Comme dans le cas de la palissade de palmes, le rehaussement doit avoir lieu dès que le sable arrive à 1015 cm du bord supérieur des plaques. Au cours du rehaussement, malgré les précautions prises, il arrive que quelques plaques soient abîmées; il faut donc prévoir le remplacement de 5 à 10 % des plaques en cours d'utilisation.

4. Le quadrillage

Il peut arriver que des tourbillons se créent et déplacent d'importantes quantités de sable entre les palissades, sous l'effet de vents sporadiques mais violents, de direction différente de celle du vent dominant. On est alors obligé de compléter le dispositif par un quadrillage qui intéresse tout l'espace compris entre deux palissades successives.

Le quadrillage consiste en un réseau de lignes d'arrêt délimitant entre elles des carrés ou des losanges (figure 20).

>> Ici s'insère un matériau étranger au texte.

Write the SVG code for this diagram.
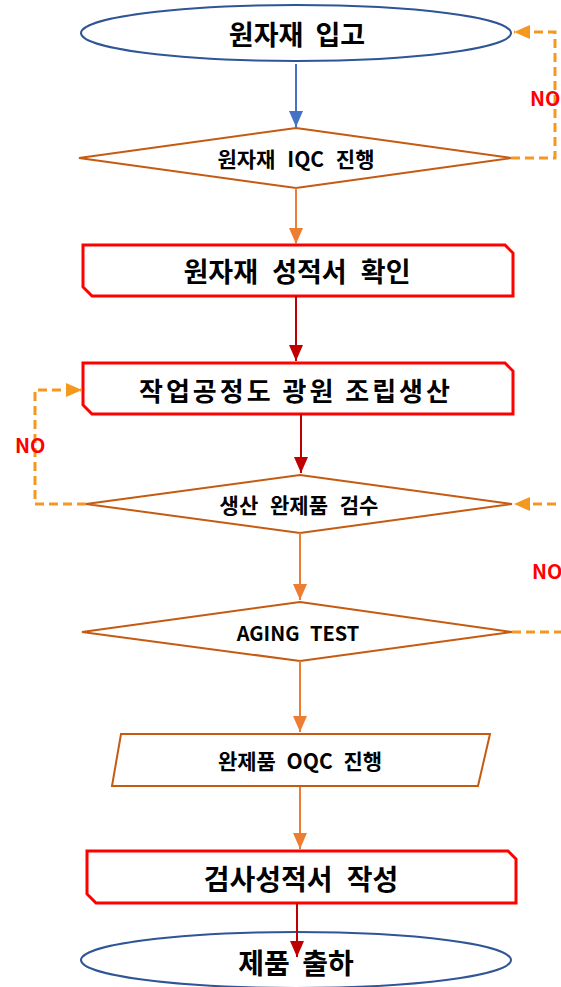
<svg xmlns="http://www.w3.org/2000/svg" width="561" height="987" viewBox="0 0 561 987">
<style>
text{font-family:"Noto Sans CJK KR","Noto Sans",sans-serif;font-weight:bold;fill:#000;text-anchor:middle;dominant-baseline:central}
.ell{fill:#fff;stroke:#2F5597;stroke-width:2}
.dia{fill:#fff;stroke:#C55A11;stroke-width:2}
.box{fill:#fff;stroke:#FF0000;stroke-width:3}
.blue{stroke:#4472C4;stroke-width:2;fill:none}
.org{stroke:#ED7D31;stroke-width:2;fill:none}
.red{stroke:#C00000;stroke-width:2;fill:none}
.dash{stroke:#F5981F;stroke-width:3;fill:none;stroke-dasharray:9 5}
.no{fill:#FF0000;text-anchor:start;dominant-baseline:alphabetic;font-size:20px}
</style>
<defs>
<marker id="aBlue" markerUnits="userSpaceOnUse" markerWidth="16" markerHeight="14" refX="16" refY="7" orient="auto"><path d="M0,0 L16,7 L0,14 Z" fill="#4472C4"/></marker>
<marker id="aOrg" markerUnits="userSpaceOnUse" markerWidth="16" markerHeight="14" refX="16" refY="7" orient="auto"><path d="M0,0 L16,7 L0,14 Z" fill="#ED7D31"/></marker>
<marker id="aRed" markerUnits="userSpaceOnUse" markerWidth="16" markerHeight="14" refX="16" refY="7" orient="auto"><path d="M0,0 L16,7 L0,14 Z" fill="#C00000"/></marker>
<marker id="aDash" markerUnits="userSpaceOnUse" markerWidth="16" markerHeight="14" refX="16" refY="7" orient="auto"><path d="M0,0 L16,7 L0,14 Z" fill="#F5981F"/></marker>
</defs>

<g id="n1"><ellipse class="ell" cx="296" cy="33" rx="215" ry="28"/><text x="297" y="33" font-size="27" word-spacing="6">원자재 입고</text></g>
<g id="n2"><polygon class="dia" points="296,128 511,158 296,188 79,158"/><text x="296" y="158" font-size="21" word-spacing="7">원자재 IQC 진행</text></g>
<g id="n3"><path class="box" d="M83,245 H505 L513,253 V296 H92 L83,287 Z"/><text x="297" y="270" font-size="27" word-spacing="8">원자재 성적서 확인</text></g>
<g id="n4"><path class="box" d="M83,363 H505 L513,371 V414 H92 L83,405 Z"/><text x="296" y="389" font-size="26" letter-spacing="3">작업공정도 광원 조립생산</text></g>
<g id="n5"><polygon class="dia" points="300,475 512,504 300,533 86,504"/><text x="299" y="504" font-size="21" word-spacing="7">생산 완제품 검수</text></g>
<g id="n6"><polygon class="dia" points="300,602 512,632 300,661 82,632"/><text x="298" y="632" font-size="20" word-spacing="6">AGING TEST</text></g>
<g id="n7"><polygon class="dia" points="121,734 490,734 478,786 112,786"/><text x="300" y="760" font-size="21" word-spacing="6">완제품 OQC 진행</text></g>
<g id="n8"><path class="box" d="M87,851 H508 L516,859 V903 H96 L87,894 Z"/><text x="301" y="878" font-size="28" word-spacing="8">검사성적서 작성</text></g>
<g id="n9"><ellipse class="ell" cx="296" cy="960" rx="215" ry="28"/><text x="296" y="962" font-size="28" word-spacing="6">제품 출하</text></g>

<g id="connectors">
<line class="blue" x1="296" y1="64" x2="296" y2="127" marker-end="url(#aBlue)"/>
<line class="org" x1="296" y1="188" x2="296" y2="244" marker-end="url(#aOrg)"/>
<line class="red" x1="296" y1="296" x2="296" y2="361" marker-end="url(#aRed)"/>
<line class="red" x1="301" y1="414" x2="301" y2="473" marker-end="url(#aRed)"/>
<line class="org" x1="300" y1="533" x2="300" y2="600" marker-end="url(#aOrg)"/>
<line class="org" x1="300" y1="661" x2="300" y2="732" marker-end="url(#aOrg)"/>
<line class="org" x1="300" y1="787" x2="300" y2="849" marker-end="url(#aOrg)"/>
<line class="red" x1="297" y1="903" x2="297" y2="957" marker-end="url(#aRed)"/>
<path class="dash" d="M511,158 H555 V32 H514" marker-end="url(#aDash)"/>
<path class="dash" d="M86,504 H35 V390 H82" marker-end="url(#aDash)"/>
<path class="dash" d="M512,632 H575 V504 H514" marker-end="url(#aDash)"/>
<text class="no" x="530" y="106">NO</text>
<text class="no" x="15" y="453">NO</text>
<text class="no" x="532" y="579">NO</text>
</g>
</svg>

La nature et la technique d'édification de ces lignes d'arrêt sont les mêmes que celles des palissades.

Figure 20 - le quadrillage

Les dimensions des mailles du quadrillage varient en fonction de l'intensité du vent à neutraliser, des pentes des versants et de la forme de la dune. Ainsi, les mailles sont d'une façon générale, de dimensions plus faibles sur la face au vent que sur celle située sous le vent et dans les dépressions.

A titre d'exemple, les dimensions moyennes des mailles utilisées sur les dunes présahariennes du Maroc sont uniformément de 10 x 15 m sur les hauts de dunes, 3 x 3 m sur les versants, 4 x 4 m dans les dépressions.

5. L'entretien

Pour que la palissade puisse jouer son rôle efficacement et d'une façon continue, il faut la protéger de toute détérioration. En effet, toute brèche constitue immédiatement un siffle-vent dangereux où le vent s'engouffre a une vitesse très importante, ce qui diminue l'efficacité de la palissade et peut même l'annihiler. Il est impératif d'assurer un entretien continu des dispositifs d'arrêt en intervenant immédiatement là où des brèches se sont produites. Tout retard risquant d'avoir de graves conséquences, il faut assurer un gardiennage permanent de la zone traitée pour empêcher la circulation des hommes et des animaux à travers ces dispositifs. L'efficacité des ouvrages de lutte contre l'ensablement est à ce prix.